◆ What is required ◆
Copy out every line in which the string "that" occurs.

____________________

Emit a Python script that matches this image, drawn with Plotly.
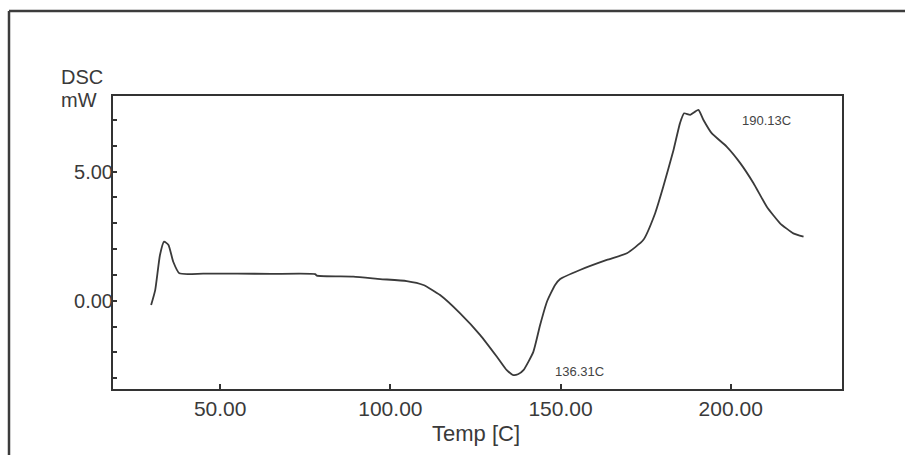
import plotly.graph_objects as go

# ---- data ----
temp_c = [29.7, 30.9, 32.3, 33.5, 34.8, 36.2, 38.0, 45.0, 55.0, 65.0, 77.9, 78.4, 89.1, 97.0,
          104.8, 109.7, 114.6, 120.5, 126.4, 131.3, 134.2, 136.1, 137.5, 139.1, 142.0, 144.0,
          146.0, 148.4, 149.9, 155.7, 163.6, 169.5, 174.3, 177.8, 180.2, 183.2, 185.1, 186.3,
          188.1, 190.5, 192.0, 194.4, 198.8, 202.8, 206.7, 210.6, 214.5, 218.4, 221.4]
dsc_mw = [-0.17, 0.41, 1.77, 2.29, 2.16, 1.51, 1.06, 1.05, 1.05, 1.04, 1.03, 0.97, 0.93, 0.84,
          0.76, 0.61, 0.22, -0.49, -1.33, -2.17, -2.69, -2.88, -2.85, -2.69, -1.98, -0.94,
          -0.04, 0.61, 0.84, 1.19, 1.58, 1.84, 2.35, 3.39, 4.42, 5.84, 6.88, 7.26,
          7.20, 7.39, 7.00, 6.49, 5.97, 5.33, 4.55, 3.64, 3.00, 2.61, 2.48]

x_tickvals = [50, 100, 150, 200]
x_ticktext = ["50.00", "100.00", "150.00", "200.00"]
y_tickvals = [0, 5]
y_ticktext = ["0.00", "5.00"]

peak_labels = ["190.13C", "136.31C"]
peak_label_x = [210.4, 155.7]
peak_label_y = [6.97, -2.73]

# ---- layout geometry (pixels) ----
W, H = 905, 455
L, R, T, B = 113, 842, 96, 389
pw, ph = R - L, B - T


def px(x):
    return (x - L) / pw


def py(y):
    return (B - y) / ph


ink = "#333333"
font = "Liberation Sans, Arial, sans-serif"

fig = go.Figure()
fig.add_trace(go.Scatter(x=temp_c, y=dsc_mw, mode="lines",
                         line=dict(color="#3a3a3a", width=1.8, shape="spline", smoothing=0.5),
                         hoverinfo="skip", showlegend=False))

annotations = []
for t, xx, yy in zip(peak_labels, peak_label_x, peak_label_y):
    annotations.append(dict(x=xx, y=yy, xref="x", yref="y", text=t, showarrow=False,
                            font=dict(family=font, size=13, color="#444444"),
                            xanchor="center", yanchor="middle"))

annotations += [
    dict(x=px(476), y=py(433), xref="paper", yref="paper", text="Temp [C]",
         showarrow=False, font=dict(family=font, size=22, color="#3a3a3a"),
         xanchor="center", yanchor="middle"),
    dict(x=px(59), y=py(77), xref="paper", yref="paper", text="DSC",
         showarrow=False, font=dict(family=font, size=20, color="#3a3a3a"),
         xanchor="left", yanchor="middle"),
    dict(x=px(59), y=py(100), xref="paper", yref="paper", text="mW",
         showarrow=False, font=dict(family=font, size=20, color="#3a3a3a"),
         xanchor="left", yanchor="middle"),
]

frame = dict(color="#3c3c3c", width=2.5)
shapes = [
    dict(type="line", xref="paper", yref="paper", x0=px(9), y0=py(11), x1=px(905), y1=py(11),
         line=frame, layer="above"),
    dict(type="line", xref="paper", yref="paper", x0=px(9), y0=py(11), x1=px(9), y1=py(455),
         line=frame, layer="above"),
]

fig.update_layout(
    width=W, height=H,
    margin=dict(l=L, r=W - R, t=T, b=H - B, pad=0),
    paper_bgcolor="white", plot_bgcolor="white",
    annotations=annotations, shapes=shapes,
    xaxis=dict(range=[18.5, 232.7], tickvals=x_tickvals, ticktext=x_ticktext,
               ticks="inside", ticklen=5, tickwidth=1.5, tickcolor=ink,
               showline=True, mirror=True, linewidth=2, linecolor=ink,
               showgrid=False, zeroline=False, ticklabelstandoff=0,
               tickfont=dict(family=font, size=21, color="#3a3a3a")),
    yaxis=dict(range=[-3.42, 7.93], tickvals=y_tickvals, ticktext=y_ticktext,
               ticks="inside", ticklen=4, tickwidth=1.5, tickcolor=ink,
               minor=dict(dtick=1, tick0=0, ticks="inside", ticklen=4, tickwidth=1.5,
                          tickcolor=ink, showgrid=False),
               showline=True, mirror=True, linewidth=2, linecolor=ink,
               showgrid=False, zeroline=False, ticklabelstandoff=-6,
               tickfont=dict(family=font, size=20, color="#3a3a3a")),
)

fig.write_html("out.html")
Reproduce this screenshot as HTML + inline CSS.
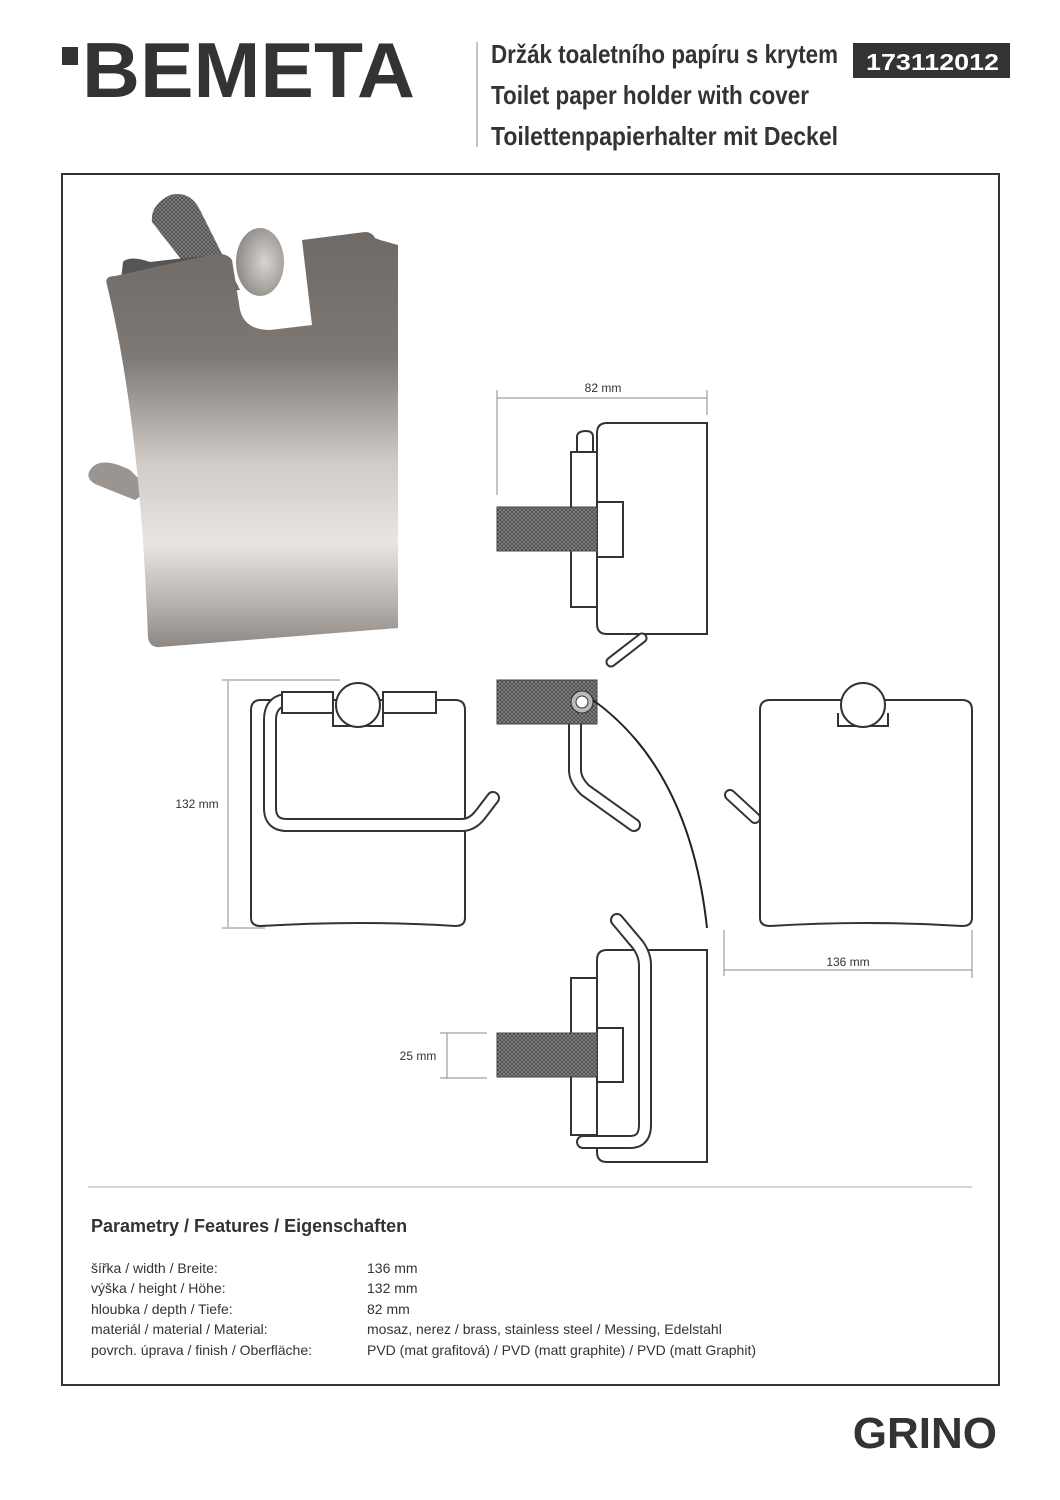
<!DOCTYPE html>
<html><head><meta charset="utf-8"><style>
html,body{margin:0;padding:0;background:#fff}
svg{display:block}
text{font-family:"Liberation Sans",sans-serif;fill:#333}
</style></head><body>
<svg width="1060" height="1500" viewBox="0 0 1060 1500" xmlns="http://www.w3.org/2000/svg">
<defs>
<pattern id="kn" width="4" height="4" patternUnits="userSpaceOnUse">
<rect width="4" height="4" fill="#8a8a8a"/>
<path d="M0 0L4 4M4 0L0 4" stroke="#4a4a4a" stroke-width="0.9"/>
</pattern>
<linearGradient id="cv" x1="0" y1="0" x2="0" y2="1">
<stop offset="0" stop-color="#6f6a66"/>
<stop offset="0.3" stop-color="#7e7874"/>
<stop offset="0.55" stop-color="#cfcac6"/>
<stop offset="0.75" stop-color="#e8e5e2"/>
<stop offset="0.9" stop-color="#b5b0ab"/>
<stop offset="1" stop-color="#8d8883"/>
</linearGradient>
<linearGradient id="kg" x1="0" y1="0" x2="1" y2="0">
<stop offset="0" stop-color="#666"/><stop offset="1" stop-color="#888"/>
</linearGradient>
<radialGradient id="cap" cx="0.6" cy="0.5" r="0.6">
<stop offset="0" stop-color="#d8d5d2"/><stop offset="1" stop-color="#8f8a86"/>
</radialGradient>
</defs>

<!-- header -->
<rect x="62" y="47" width="16" height="18" fill="#333"/>
<text x="82" y="97" font-size="78" font-weight="bold" textLength="333" lengthAdjust="spacingAndGlyphs">BEMETA</text>
<line x1="477" y1="42" x2="477" y2="147" stroke="#888" stroke-width="1"/>
<text x="491" y="63" font-size="26" font-weight="bold" textLength="347" lengthAdjust="spacingAndGlyphs">Držák toaletního papíru s krytem</text>
<text x="491" y="104" font-size="26" font-weight="bold" textLength="318" lengthAdjust="spacingAndGlyphs">Toilet paper holder with cover</text>
<text x="491" y="145" font-size="26" font-weight="bold" textLength="347" lengthAdjust="spacingAndGlyphs">Toilettenpapierhalter mit Deckel</text>
<rect x="853" y="43" width="157" height="35" fill="#333"/>
<text x="866" y="70" font-size="23" font-weight="bold" style="fill:#fff" textLength="133" lengthAdjust="spacingAndGlyphs">173112012</text>

<!-- frame -->
<rect x="62" y="174" width="937" height="1211" fill="none" stroke="#333" stroke-width="2"/>

<!-- photo -->
<path d="M90 470 Q85 478 95 484 L135 500 L150 490 L130 470 Q100 455 90 470Z" fill="#9a9591"/>
<path d="M152 222 Q150 205 170 195 Q190 190 200 210 L240 290 L205 290Z" fill="url(#kn)"/>
<path d="M123 262 Q130 255 150 262 L210 255 L215 290 L120 290Z" fill="#555"/>
<path d="M107 285 Q104 276 115 276 L205 256 Q225 250 232 260 L240 310 Q245 330 270 330 L312 325 L302 240 L365 232 Q372 232 375 238 L380 240 L398 245 L398 628 L160 647 Q150 648 148 638 Q140 420 107 285Z" fill="url(#cv)"/>
<ellipse cx="260" cy="262" rx="24" ry="34" fill="url(#cap)"/>

<!-- top side view -->
<line x1="497" y1="398" x2="707" y2="398" stroke="#888" stroke-width="1"/>
<line x1="497" y1="390" x2="497" y2="495" stroke="#888"/>
<line x1="707" y1="390" x2="707" y2="415" stroke="#888"/>
<text x="603" y="392" font-size="12" text-anchor="middle">82 mm</text>
<g fill="none" stroke="#333" stroke-width="2">
<path d="M597 433 Q597 423 607 423 L707 423 L707 634 L607 634 Q597 634 597 624Z" fill="#fff"/>
<path d="M597 452 L571 452 L571 607 L597 607"/>
<path d="M577 452 L577 437 Q577 431 586 431 Q593 431 593 437 L593 452"/>
<rect x="597" y="502" width="26" height="55" fill="#fff"/>
<path d="M642 638 L611 662" stroke-width="11" stroke-linecap="round"/>
<path d="M642 638 L611 662" stroke="#fff" stroke-width="7" stroke-linecap="round"/>
</g>
<rect x="497" y="507" width="100" height="44" fill="url(#kn)" stroke="#444"/>

<!-- middle side view -->
<path d="M575 724 L575 770 Q575 780 585 790 L634 825" fill="none" stroke="#333" stroke-width="14" stroke-linecap="round"/>
<path d="M575 724 L575 770 Q575 780 585 790 L634 825" fill="none" stroke="#fff" stroke-width="10" stroke-linecap="round"/>
<rect x="497" y="680" width="100" height="44" fill="url(#kn)" stroke="#444"/>
<circle cx="582" cy="702" r="11" fill="#bbb" stroke="#333"/>
<circle cx="582" cy="702" r="6" fill="#fff" stroke="#333"/>
<path d="M593 700 Q690 770 707 928" fill="none" stroke="#222" stroke-width="2"/>

<!-- bottom side view -->
<g fill="none" stroke="#333" stroke-width="2">
<path d="M597 960 Q597 950 607 950 L707 950 L707 1162 L607 1162 Q597 1162 597 1152Z" fill="#fff"/>
<path d="M597 978 L571 978 L571 1135 L597 1135"/>
<rect x="597" y="1028" width="26" height="54" fill="#fff"/>
</g>
<path d="M617 920 L638 945 Q645 955 645 965 L645 1125 Q645 1142 630 1142 L583 1142" fill="none" stroke="#333" stroke-width="14" stroke-linecap="round"/>
<path d="M617 920 L638 945 Q645 955 645 965 L645 1125 Q645 1142 630 1142 L583 1142" fill="none" stroke="#fff" stroke-width="10" stroke-linecap="round"/>
<rect x="497" y="1033" width="100" height="44" fill="url(#kn)" stroke="#444"/>
<line x1="440" y1="1033" x2="487" y2="1033" stroke="#888"/>
<line x1="440" y1="1078" x2="487" y2="1078" stroke="#888"/>
<line x1="447" y1="1033" x2="447" y2="1078" stroke="#888"/>
<text x="418" y="1060" font-size="12" text-anchor="middle">25 mm</text>

<!-- front view left -->
<line x1="222" y1="680" x2="340" y2="680" stroke="#888"/>
<line x1="222" y1="928" x2="265" y2="928" stroke="#888"/>
<line x1="228" y1="681" x2="228" y2="927" stroke="#888"/>
<text x="197" y="808" font-size="12" text-anchor="middle">132 mm</text>
<g fill="none" stroke="#333" stroke-width="2">
<path d="M251 710 Q251 700 261 700 L455 700 Q465 700 465 710 L465 918 Q465 926 455 926 Q360 920 261 926 Q251 926 251 918Z" fill="#fff"/>
</g>
<path d="M281 701 Q270 705 270 720 L270 808 Q270 825 287 825 L462 825 Q472 825 480 815 L493 798" fill="none" stroke="#333" stroke-width="14" stroke-linecap="round"/>
<path d="M281 701 Q270 705 270 720 L270 808 Q270 825 287 825 L462 825 Q472 825 480 815 L493 798" fill="none" stroke="#fff" stroke-width="10" stroke-linecap="round"/>
<g fill="#fff" stroke="#333" stroke-width="2">
<rect x="282" y="692" width="51" height="21"/>
<rect x="383" y="692" width="53" height="21"/>
<path d="M333 713 L333 726 L383 726 L383 713"/>
<circle cx="358" cy="705" r="22"/>
</g>

<!-- front view right -->
<path d="M730 795 L755 818" fill="none" stroke="#333" stroke-width="12" stroke-linecap="round"/>
<path d="M730 795 L755 818" fill="none" stroke="#fff" stroke-width="8" stroke-linecap="round"/>
<g fill="#fff" stroke="#333" stroke-width="2">
<path d="M760 710 Q760 700 770 700 L962 700 Q972 700 972 710 L972 918 Q972 926 962 926 Q866 920 770 926 Q760 926 760 918Z"/>
<path d="M838 713 L838 726 L888 726 L888 713"/>
<circle cx="863" cy="705" r="22"/>
</g>
<line x1="724" y1="930" x2="724" y2="976" stroke="#888"/>
<line x1="972" y1="930" x2="972" y2="978" stroke="#888"/>
<line x1="724" y1="970" x2="972" y2="970" stroke="#888"/>
<text x="848" y="966" font-size="12" text-anchor="middle">136 mm</text>

<!-- features -->
<line x1="88" y1="1187" x2="972" y2="1187" stroke="#aaa"/>
<text x="91" y="1232" font-size="18" font-weight="bold">Parametry / Features / Eigenschaften</text>
<g font-size="14">
<text x="91" y="1273">šířka / width / Breite:</text><text x="367" y="1273">136 mm</text>
<text x="91" y="1293">výška / height / Höhe:</text><text x="367" y="1293">132 mm</text>
<text x="91" y="1314">hloubka / depth / Tiefe:</text><text x="367" y="1314">82 mm</text>
<text x="91" y="1334">materiál / material / Material:</text><text x="367" y="1334">mosaz, nerez / brass, stainless steel / Messing, Edelstahl</text>
<text x="91" y="1355">povrch. úprava / finish / Oberfläche:</text><text x="367" y="1355">PVD (mat grafitová) / PVD (matt graphite) / PVD (matt Graphit)</text>
</g>
<text x="997" y="1448" font-size="44" font-weight="bold" text-anchor="end">GRINO</text>
</svg>
</body></html>
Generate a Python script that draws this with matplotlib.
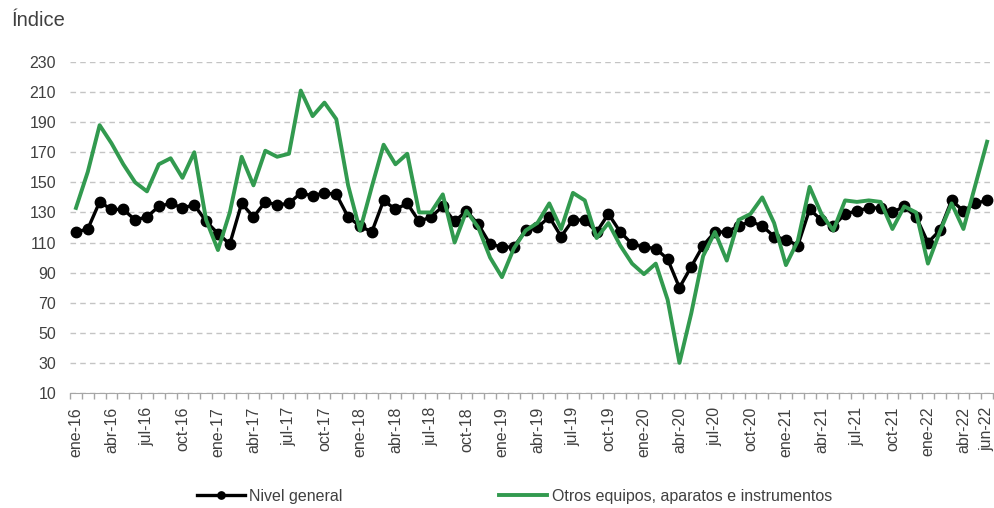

____________________

◆ Task answer ◆
Emit a Python script that matches this image, drawn with Plotly.
Generate a Python script that draws this with matplotlib.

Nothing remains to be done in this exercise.